In particular, I’m thinking of the just-introduced Student Aid and Fiscal Responsibility Act. It’s been largely ignored so far, save a little chatter about the community college stuff it incorporates. In a simpler time, it would have generated a lot more copy. After all, it will:

  • end federally backed student loans that come through private companies, and instead make Uncle Sam the universal lender;
  • greatly increase Pell Grants and peg their growth to the rate of inflation plus 1 point;
  • balloon the federal Perkins loan program;
  • authorize $5 billion over two years for elementary and secondary school facility projects, with a focus on “green” efforts;
  • authorize $10 billion over ten years for Early Learning Challenge Grants; and
  • furnish $12 billion for community colleges.

Not all of this, I should say, is terrible. Getting rid of the Federal Family Education Loan Program — which backs loans coming from ostensibly private companies and guarantees lenders a profit — is a good thing. But replacing it all with loans directly from D.C.? That’s a bad thing.

To be fair, transitioning from guaranteed to direct lending could save some money, especially in the short run, eliminating various fees and guarantees Washington pays to lenders under FFEL. But those savings almost certainly won’t be the $87 billion over ten years supporters claim, a number that is no doubt overstated as a result of budget chicanery and how quickly government grows. And don’t expect taxpayers to benefit from whatever savings are ultimately generated. According to the proud declaration of SAFRA sponsor George Miller (D-CA), only $10 billion of the projected $87 billion savings is slated for deficit reduction. The rest — breathtaking deficit be damned! — is going to standard, feel-good government spending, including school “modernization” projects and “early learning” grants

Which brings me to the community college components, which have, unlike the rest of the bill, been getting some media play. I wrote about them earlier this week, noting especially that they make little sense in light of Bureau of Labor Statistics numbers showing that positions requiring on-the-job training will grow in much greater numbers than jobs requiring at least an associate’s degree. What I didn’t mention was the dismal performance of community college students, who take remedial courses in droves and complete their programs at very low rates.

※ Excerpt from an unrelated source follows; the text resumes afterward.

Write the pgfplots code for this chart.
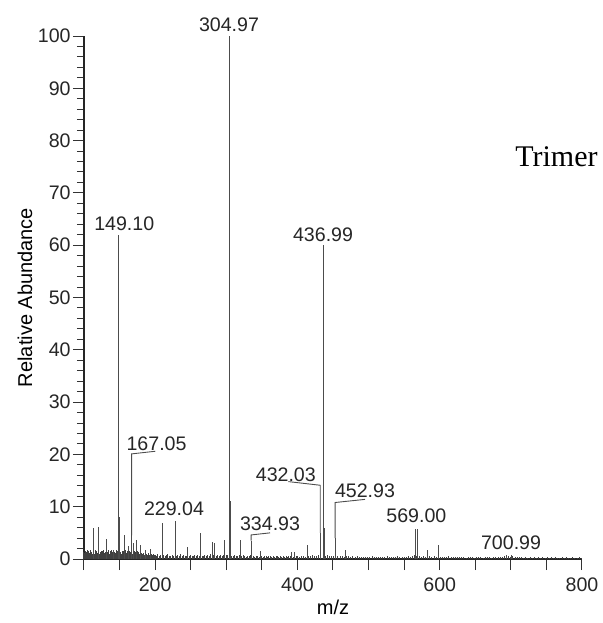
\documentclass[border=0pt]{standalone}
\usepackage{pgfplots}
\pgfplotsset{compat=1.18}
\usepackage{fontspec}
\setmainfont{Liberation Sans}
\newfontfamily\timesfont{Liberation Serif}
\begin{document}
\begin{tikzpicture}
\useasboundingbox (-42pt,-32pt) rectangle (259pt,279.5pt);
\begin{axis}[
  at={(0,0)}, anchor=south west,
  scale only axis, width=249pt, height=261.5pt,
  xmin=100, xmax=800, ymin=0, ymax=100,
  axis lines*=left,
  axis line style={black!85, line width=0.65pt},
  tick align=outside,
  xtick={100,150,...,800},
  xticklabels={{},{},200,{},{},{},400,{},{},{},600,{},{},{},800},
  ytick={0,10,...,100},
  minor ytick={0,2,...,100},
  major tick length=5.5pt, minor tick length=3.5pt,
  tick style={black!80, line width=0.5pt},
  /pgf/number format/assume math mode=true,
  tick label style={font=\fontsize{9.8}{12}\selectfont, text=black!85},
  yticklabel style={inner sep=1pt},
  xticklabel style={inner sep=3.5pt},
  xlabel={m/z}, ylabel={Relative Abundance},
  label style={font=\fontsize{10}{12}\selectfont, text=black!85},
  every axis x label/.style={at={(axis description cs:0.5,0)}, yshift=-24pt, anchor=center},
  every axis y label/.style={at={(axis description cs:0,0.5)}, xshift=-29.5pt, anchor=center, rotate=90},
  clip=false,
]
% baseline noise
\addplot[ycomb, no marks, black!75, line width=0.5pt] coordinates {
(100,1.4)(101,1.1)(102,1.6)(103,0.9)(104,1.3)(105,1.7)(106,1.0)(107,1.5)(108,1.2)(109,1.8)
(110,1.1)(111,1.4)(112,0.9)(113,1.6)(114,1.3)(115,1.0)(116,1.7)(117,1.2)(118,1.5)(119,1.1)
(120,1.4)(121,1.8)(122,1.0)(123,1.3)(124,1.6)(125,0.9)(126,1.5)(127,1.2)(128,1.7)(129,1.1)
(130,1.4)(131,1.0)(132,1.6)(133,1.3)(134,1.8)(135,1.2)(136,0.9)(137,1.5)(138,1.1)(139,1.7)
(140,1.3)(141,1.0)(142,1.6)(143,1.4)(144,1.2)(145,1.8)(146,1.1)(147,1.5)(148,0.9)(149,1.3)
(150,1.7)(151,1.2)(152,1.4)(153,1.0)(154,1.6)(155,1.1)(156,1.5)(157,1.3)(158,1.8)(159,1.0)
(160,1.2)(161,1.6)(162,1.4)(163,0.9)(164,1.5)(165,1.1)(166,1.3)(167,1.7)(168,1.0)(169,1.4)
(170,1.2)(171,1.6)(172,1.1)(173,1.3)(174,0.9)(175,1.5)(176,1.2)(177,1.4)(178,1.0)(179,1.3)
(180,1.1)(181,1.2)(182,0.9)(183,1.0)(184,1.2)(185,0.8)(186,1.1)(187,0.9)(188,1.0)(189,0.8)
(190,1.1)(191,0.9)(192,0.7)(193,1.0)(194,0.8)(195,0.9)(196,0.7)(197,0.8)(198,1.0)(199,0.7)
(200,0.8)(202,0.6)(204,0.9)(206,0.5)(208,0.7)(210,0.6)(212,0.8)(214,0.5)(216,0.7)(218,0.9)
(220,0.6)(222,0.5)(224,0.8)(226,0.6)(228,0.7)(230,0.5)(232,0.8)(234,0.6)(236,0.9)(238,0.5)
(240,0.7)(242,0.6)(244,0.5)(246,0.8)(248,0.6)(250,0.7)(252,0.5)(254,0.6)(256,0.8)(258,0.5)
(260,0.7)(262,0.6)(264,0.8)(266,0.5)(268,0.6)(270,0.7)(272,0.5)(274,0.8)(276,0.6)(278,0.9)
(280,0.7)(282,0.8)(284,0.6)(286,0.5)(288,0.7)(290,0.6)(292,0.8)(294,0.5)(296,0.7)(298,0.6)
(300,0.8)(302,0.7)(304,0.9)(306,0.8)(308,0.6)(310,0.5)(312,0.7)(314,0.6)(316,0.5)(318,0.7)
(320,0.6)(322,0.5)(324,0.7)(326,0.6)(328,0.4)(330,0.6)(332,0.5)(334,0.7)(336,0.5)(338,0.6)
(340,0.4)(342,0.6)(344,0.5)(346,0.4)(348,0.6)(350,0.5)(352,0.4)(354,0.6)(356,0.5)(358,0.4)
(360,0.5)(362,0.6)(364,0.4)(366,0.5)(368,0.4)(370,0.6)(372,0.5)(374,0.4)(376,0.5)(378,0.3)
(380,0.5)(382,0.4)(384,0.6)(386,0.4)(388,0.5)(390,0.6)(392,0.5)(394,0.4)(396,0.6)(398,0.5)
(400,0.5)(403,0.4)(406,0.6)(409,0.5)(412,0.4)(415,0.6)(418,0.5)(421,0.7)(424,0.5)(427,0.6)
(430,0.7)(433,0.8)(436,0.7)(439,0.6)(442,0.7)(445,0.5)(448,0.6)(451,0.5)(454,0.7)(457,0.6)
(460,0.5)(463,0.6)(466,0.4)(469,0.6)(472,0.5)(475,0.4)(478,0.5)(481,0.3)(484,0.5)(487,0.4)
(490,0.3)(493,0.4)(496,0.3)(499,0.4)(502,0.3)(505,0.5)(508,0.3)(511,0.4)(514,0.3)(517,0.4)
(520,0.3)(523,0.4)(526,0.5)(529,0.3)(532,0.4)(535,0.3)(538,0.4)(541,0.5)(544,0.3)(547,0.4)
(550,0.3)(553,0.4)(556,0.5)(559,0.4)(562,0.6)(565,0.7)(568,0.6)(571,0.5)(574,0.4)(577,0.5)
(580,0.4)(583,0.5)(586,0.6)(589,0.4)(592,0.5)(595,0.4)(598,0.5)(601,0.4)(604,0.3)(607,0.4)
(610,0.3)(613,0.5)(616,0.3)(619,0.4)(622,0.3)(625,0.4)(628,0.3)(631,0.4)(634,0.3)(637,0.2)
(640,0.3)(643,0.4)(646,0.3)(649,0.2)(652,0.3)(655,0.4)(658,0.3)(661,0.2)(664,0.3)(667,0.4)
(670,0.3)(673,0.2)(676,0.3)(679,0.4)(682,0.3)(685,0.4)(688,0.3)(691,0.5)(694,0.4)(697,0.5)
(700,0.4)(703,0.5)(706,0.4)(709,0.3)(712,0.4)(715,0.3)(718,0.2)(721,0.3)(724,0.2)(727,0.3)
(730,0.2)(733,0.3)(736,0.2)(739,0.3)(742,0.2)(745,0.3)(748,0.2)(751,0.3)(754,0.2)(757,0.3)
(760,0.2)(763,0.3)(766,0.2)(769,0.2)(772,0.3)(775,0.2)(778,0.3)(781,0.2)(784,0.2)(787,0.3)
(790,0.2)(793,0.2)(796,0.3)(799,0.2)
};
% peaks
\addplot[ycomb, no marks, black!70, line width=0.5pt] coordinates {
(114,5.9)(120.5,6.2)(132,3.8)(141,1.8)(149.10,62)(150.1,8.0)(157.5,4.6)(162,2.4)
(167.05,4.5)(169,3.0)(174,3.6)(180,2.7)(186,1.8)(193,2.0)(210.5,6.9)(229.04,7.2)
(246,2.3)(264,5.0)(281,3.3)(283,3.0)(298,3.6)(304.97,100)(306,11)(320,3.6)
(334.93,3.5)(348,1.5)(392,1.4)(396.5,1.3)(414,2.7)(432.03,5.0)(436.99,60)(438.5,6)
(452.93,4.0)(467.5,1.7)(566,5.7)(569.00,5.7)(583.5,1.7)(598.5,2.7)(694.5,0.8)(700.99,0.8)
};
% leader lines
\draw[black!70, line width=0.45pt] (axis cs:167.05,4.5) -- (axis cs:167.05,20.1) -- (axis cs:200.2,20.6);
\draw[black!70, line width=0.45pt] (axis cs:432.03,5.0) -- (axis cs:432.03,14.1) -- (axis cs:387.2,14.8);
\draw[black!70, line width=0.45pt] (axis cs:452.93,4.0) -- (axis cs:452.93,10.8) -- (axis cs:495,11.4);
\draw[black!70, line width=0.45pt] (axis cs:334.93,3.5) -- (axis cs:334.93,4.6) -- (axis cs:361.5,5.0);
% peak labels
\begin{scope}[every node/.style={anchor=base, inner sep=0pt, font=\fontsize{9.8}{12}\selectfont, text=black!85}]
\node at (axis cs:303.8,100.8) {304.97};
\node at (axis cs:156.6,62.8) {149.10};
\node at (axis cs:436.0,60.7) {436.99};
\node at (axis cs:202.0,20.8) {167.05};
\node at (axis cs:226.5,8.4) {229.04};
\node at (axis cs:361.5,5.4) {334.93};
\node at (axis cs:383.7,14.8) {432.03};
\node at (axis cs:495.0,11.8) {452.93};
\node at (axis cs:567.2,7.0) {569.00};
\node at (axis cs:700.3,1.9) {700.99};
\end{scope}
\node[anchor=base west, inner sep=0pt, font=\timesfont\fontsize{15}{18}\selectfont] at (axis cs:705.8,75.0) {Trimer};
\end{axis}
\end{tikzpicture}
\end{document}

Ah, but we’re told that this new legislation, backed wholeheartedly by the Obama administration, is going to reform community colleges. As David Brooks celebrates in his column today:

The Obama initiative is designed to go right at these deeper problems. It sets up a significant innovation fund, which, if administered properly, could set in motion a spiral of change. It has specific provisions for remedial education, outcome tracking and online education. It links public sector training with specific private sector employers.

Now, I thought Brooks was supposed to be a seasoned political observer, but he seems to have swallowed the reform-y rhetoric hook, line, and sinker. He’s seasoned enough, though, to give himself an out with the qualifier, “if administered properly.”

He’s gonna’ need that out, though the reform failure probably won’t be primarily administrative; the legislation itself offers gaping holes through which schools can escape real reform. To get “innovation” grants, schools would simply have to agree to do such nebulous, input-centric things as provide “student support services” and implement “other innovative programs.” In other words, they’d need do nothing meaningful at all.

Unfortunately, this bill will probably become law. Few politicians or interest groups are standing firmly against it, and with health care storming the public’s front door, few people will notice SAFRA tiptoeing through the back. Combine that with the few people who are writing about the bill giving it little critical thought, and its passage seems assured.